The following is the text from the full-page advertisement opposing monetary reparations for slavery that David Horowitz sent to numerous student newspapers in February 2001, discussed in Chapters 1, 2, 4, and 7. Publication of the advertisement by such papers as the Daily Californian (University of California, Berkeley), the Brown Daily Herald (Brown University), and the Badger Herald (University of Wisconsin, Madison) sparked an emotional reaction that typified the crisis of free speech at institutions of higher learning in the United States.

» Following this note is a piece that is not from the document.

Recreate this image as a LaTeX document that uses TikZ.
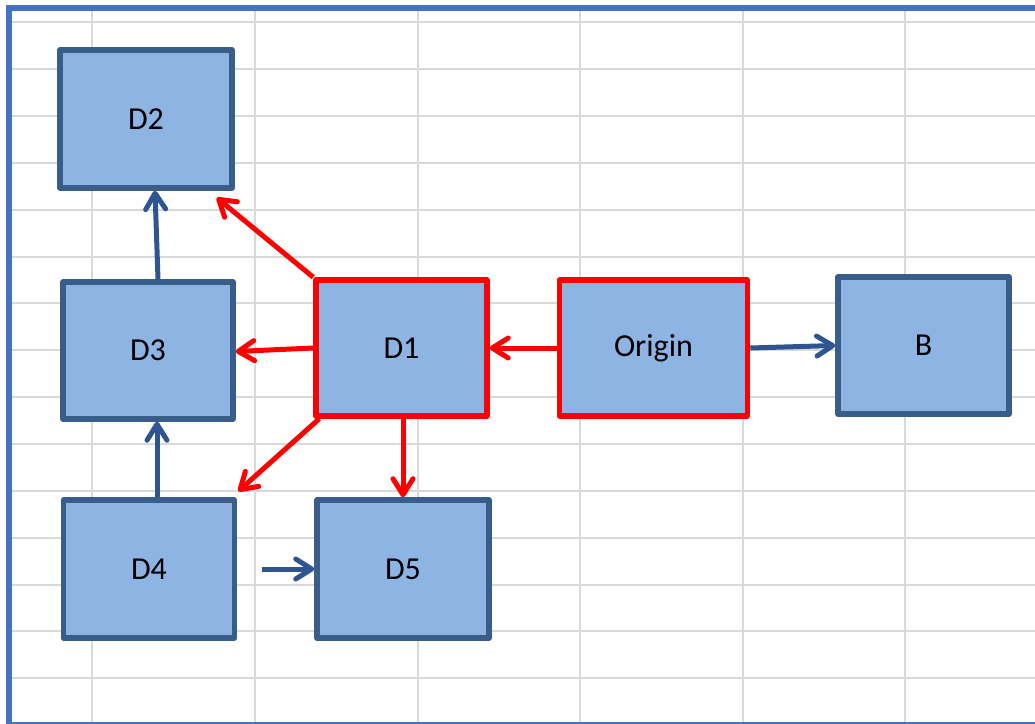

Ten Reasons Why Reparations for Blacks Is a Bad Idea for Blacks – and Racist Too

One

There Is No Single Group Clearly Responsible for the Crime of Slavery

Black Africans and Arabs were responsible for enslaving the ancestors of African-Americans. There were 3,000 black slave-owners in the ante-bellum United States. Are reparations to be paid by their descendants too?

Two

There Is No One Group That Benefited Exclusively from Its Fruits

The claim for reparations is premised on the false assumption that only whites have benefited from slavery. If slave labor created wealth for Americans, then obviously it has created wealth for black Americans as well, including the descendants of slaves. The GNP of black America is so large that it makes the African-American community the 10th most prosperous “nation” in the world. American blacks on average enjoy per capita incomes in the range of twenty to fifty times that of blacks living in any of the African nations from which they were kidnapped.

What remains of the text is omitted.